– Да, Яков Сидорыч шельма! – с удовольствием подтвердил фельдшер. – Наш доктор его спрашивает: как же, мол, дочери Селиванова, не были ли они против брака своей матери… А Яков Сидорыч ему и говорит: «Не волнуйтесь, они будут считать меня лучшим отчимом на свете, потому что я не буду мешать им совершать любые ошибки, которые им захочется совершить».
– Это что-то слишком для меня мудрено, – заметила Феврония Никитична. – Ну да Яков Сидорыч всегда умел устроиться. Наш-то доктор не такой, он приличный человек…
Поликарп Акимович вздохнул.
– Так думаешь, он не женится на Ольге Ивановне?
– Деньги, конечно, дело хорошее, – степенно промолвила Феврония Никитична, – да только вот за свои деньги она пожелает иметь его целиком, понимаешь? А он все-таки другого склада человек… Ладно, заболталась я тут с тобой, иди уж, а то мне обед готовить надо.
– Вряд ли доктор приедет к обеду, – ответил фельдшер. – Его господин Порошин вызвал. На пруду мать с дочкой утонули, он заключение о смерти должен давать…
– А кто утонул-то?
– Да, Аксинья, у которой прадед сто два года прожил, – охотно поделился фельдшер. – Все из-за дочки, вечно она то по деревьям лазила, то по льду бегала… Тут она проказничала и провалилась под лед, мать побежала ее вытаскивать и провалилась тоже… Обе утонули.
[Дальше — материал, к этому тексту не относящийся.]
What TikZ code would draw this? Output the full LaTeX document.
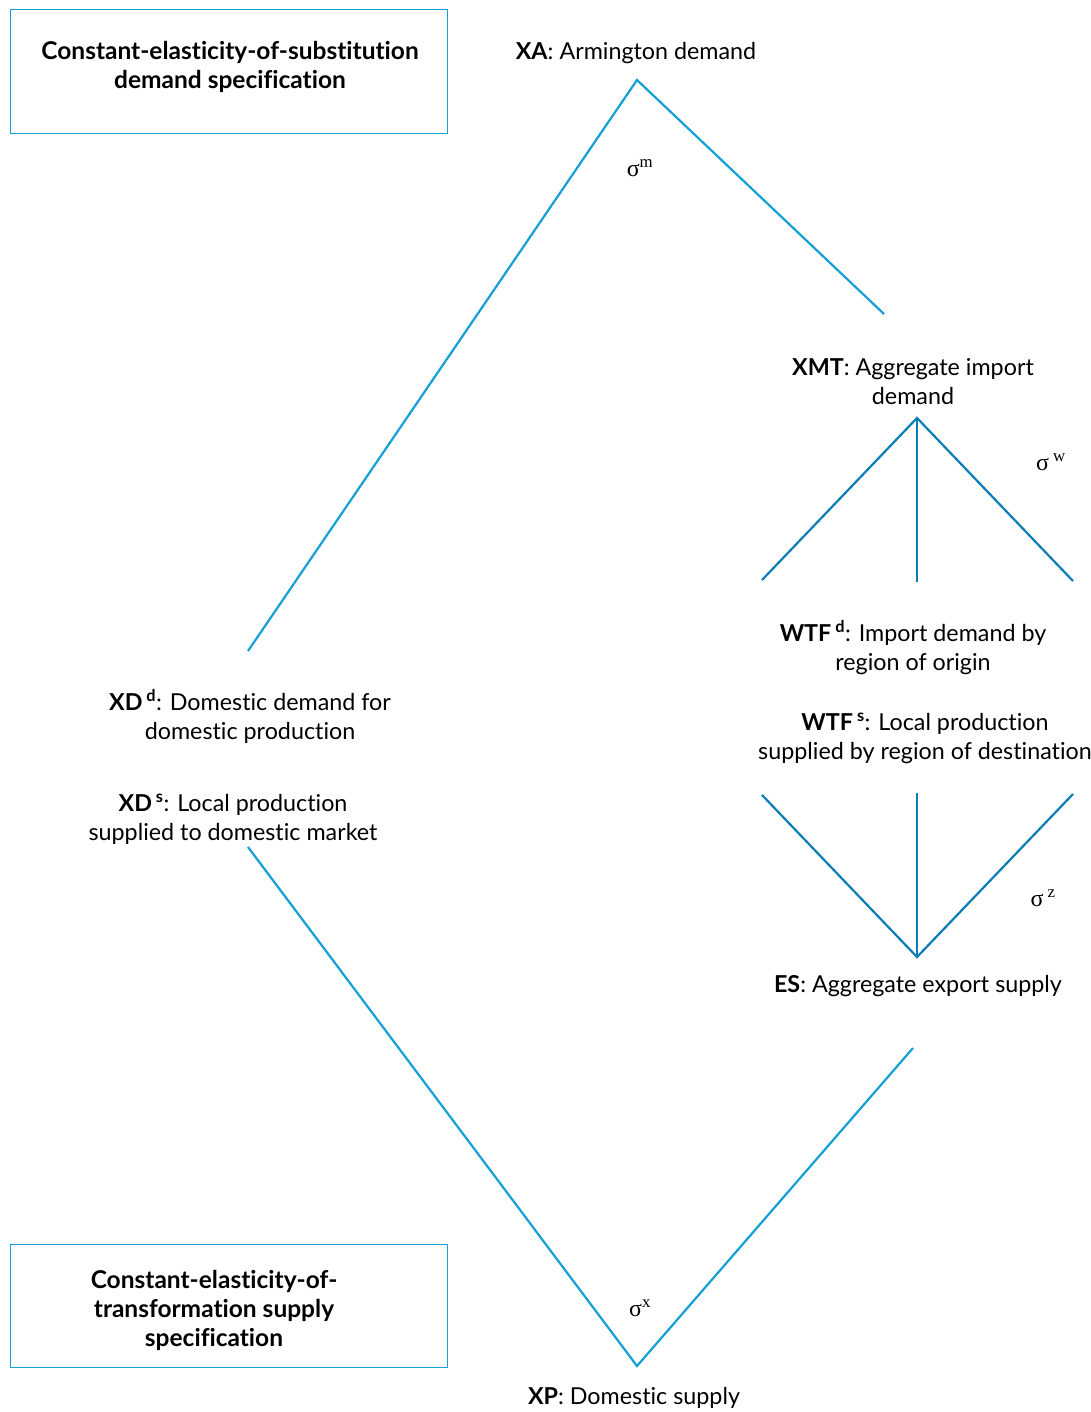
\documentclass[tikz,border=0pt]{standalone}
\usepackage{fontspec}
\setmainfont{Lato}[Ligatures=NoCommon]
\newfontfamily\sigfont{Liberation Serif}
\definecolor{lineblue}{RGB}{20,160,215}
\definecolor{fanblue}{RGB}{10,125,185}
\begin{document}
\begin{tikzpicture}[x=1pt,y=-1pt,
  lbl/.style={align=center,inner sep=0pt,font=\fontsize{23.3}{29}\selectfont},
  boxlbl/.style={align=center,inner sep=0pt,font=\fontsize{24.5}{29}\selectfont\bfseries},
  frame/.style={draw=lineblue,line width=1pt},
  outer/.style={draw=lineblue,line width=2.2pt},
  fan/.style={draw=fanblue,line width=2.2pt},
  sig/.style={inner sep=0pt,font=\sigfont\fontsize{24}{26}\selectfont}]
\useasboundingbox (0,0) rectangle (1090,1412);
% boxes
\node[frame,minimum width=437pt,minimum height=124pt,anchor=north west] (boxA) at (10,9) {};
\node[boxlbl] (boxAt) at (230,67) {Constant-elasticity-of-substitution\\demand specification};
\node[frame,minimum width=437pt,minimum height=123pt,anchor=north west] (boxB) at (10,1244) {};
\node[boxlbl] (boxBt) at (214,1310) {Constant-elasticity-of-\\transformation supply\\specification};
% labels
\node[lbl] (XA) at (636,53) {\textbf{XA}: Armington demand};
\node[lbl] (XMT) at (913,382) {\textbf{XMT}: Aggregate import\\demand};
\node[lbl] (WTFd) at (913,648) {\textbf{WTF}\,\textsuperscript{\textbf{d}}: Import demand by\\region of origin};
\node[lbl] (WTFs) at (925,738) {\textbf{WTF}\,\textsuperscript{\textbf{s}}: Local production\\supplied by region of destination};
\node[lbl] (XDd) at (250,716) {\textbf{XD}\,\textsuperscript{\textbf{d}}: Domestic demand for\\domestic production};
\node[lbl] (XDs) at (233,819) {\textbf{XD}\,\textsuperscript{\textbf{s}}: Local production\\supplied to domestic market};
\node[lbl] (ES) at (918,986) {\textbf{ES}: Aggregate export supply};
\node[lbl] (XP) at (634,1398) {\textbf{XP}: Domestic supply};
% sigmas
\node[sig] (sm) at (640,168) {σ\textsuperscript{m}};
\node[sig] (sw) at (1051,462) {σ\,\textsuperscript{w}};
\node[sig] (sz) at (1043,898) {σ\,\textsuperscript{z}};
\node[sig] (sx) at (640,1308) {σ\textsuperscript{x}};
% coordinates
\coordinate (top) at (637,80);
\coordinate (topL) at (248,651);
\coordinate (topR) at (884,314);
\coordinate (fa) at (917,418);
\coordinate (fa1) at (762,580);
\coordinate (fa2) at (917,582);
\coordinate (fa3) at (1073,581);
\coordinate (fb) at (917,957);
\coordinate (fb1) at (762,795);
\coordinate (fb2) at (917,793);
\coordinate (fb3) at (1073,794);
\coordinate (bot) at (637,1366);
\coordinate (botL) at (248,847);
\coordinate (botR) at (913,1048);
% lines
\draw[outer] (topL) -- (top) -- (topR);
\draw[outer] (botL) -- (bot) -- (botR);
\draw[fan] (fa1) -- (fa) -- (fa3);
\draw[fan] (fa) -- (fa2);
\draw[fan] (fb1) -- (fb) -- (fb3);
\draw[fan] (fb) -- (fb2);
\end{tikzpicture}
\end{document}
– Не надо было Аксинье на лед ходить, – проворчала Феврония Никитична, – она последнее время плохо себя чувствовала, в больницу несколько раз приходила… Ты куда ватрушку взял? – возмутилась она, видя, что фельдшер под шумок стащил ватрушку и совсем уже навострился отправить ее в рот. – Положь на место! Это доктора ватрушка, а не твоя…
Георгий Арсеньевич вернулся ближе к вечеру, и Ольга Ивановна вышла из больницы ему навстречу.
– Я слышала, что случилось в деревне, – сказала молодая женщина серьезно. – Очень жаль, конечно… Но, наверное, это все же к лучшему… Ведь она была неизлечимо больна.
– Нет, – с неожиданной для себя резкостью ответил доктор, – к лучшему было бы только одно – если бы Аксинья не болела, если бы она и ее дочь были живы… или если бы их спасли…
Он безнадежно махнул рукой и ушел.
«Наверное, мне надо объясниться с ней прямо, что ничего у нас не выйдет… Есть в ней какая-то черствость… что-то неприятное… Почему я все время думаю, что Амалия никогда бы такого не сказала? Хотя, наверное, я все равно больше ее не увижу…»
Но им суждено было встретиться еще раз – в Москве, куда доктор Волин приехал на съезд земских врачей окрестных губерний. Георгий Арсеньевич не ожидал встретить Амалию на московской улице и порядком удивился. Ему показалось, что с ней шел какой-то господин, поразительно похожий на следователя Ломова, но к тому моменту, как Волин подошел к Амалии, рядом с ней уже никого не было, и она смотрела на доктора со своей пленительной, всепобеждающей улыбкой.